Rodrigo Alvarez, Mina Soroberto, Fernando De la Prieta, Mario Cartón
Background LLM-based synthetic populations are increasingly used to simulate open-ended survey, interview, user-research, and group-style responses. These workflows can support early exploratory research, but they also create a methodological risk: agents configured as different participants may nevertheless converge towards similar wording, examples, or answer templates. Without an explicit monitoring step, apparent agreement can be difficult to distinguish from model-level homogenization. Methods We present a lightweight computational method for monitoring lexical response convergence in generated agent populations. The method uses a platform-independent response-record schema, deterministic normalization, pairwise lexical overlap, vocabulary-diversity diagnostics, data-quality counters, threshold-based inspection flags, and reproducible JSON reporting. The reference implementation is the Python package synthetic-response-metrics version 0.2.5, which supports CSV, JSON, JSONL, API, and command-line execution. Worked examples and initial validation We provide initial validation using controlled synthetic examples created for this article.
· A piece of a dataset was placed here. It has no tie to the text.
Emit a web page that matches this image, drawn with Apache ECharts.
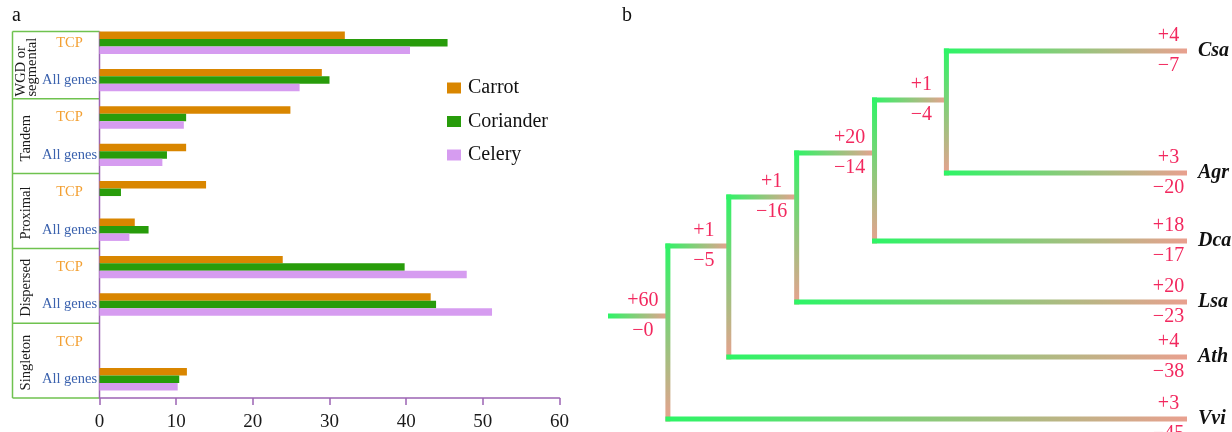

The validation includes a data-quality example, low-, moderate-, and high-convergence scenarios, a population-size sensitivity analysis, and a high-convergence diagnostic pair. These examples show expected metric behaviour, including increasing overlap under controlled convergence, changing pair counts as population size increases, and traceability of alerts through top similar pairs. In addition, an applied example generated from a synthetic-population platform uses 10 synthetic agents and three open-ended questions to check operational portability of the same input schema. Conclusions The method provides a reproducible lexical baseline for observing whether generated agents are producing overly similar answers. It does not replace semantic evaluation, human baselines, or domain validation, and the default threshold is provisional. However, it offers a practical monitoring layer that can be embedded in synthetic-population studies before more expensive or domain-specific validation is available.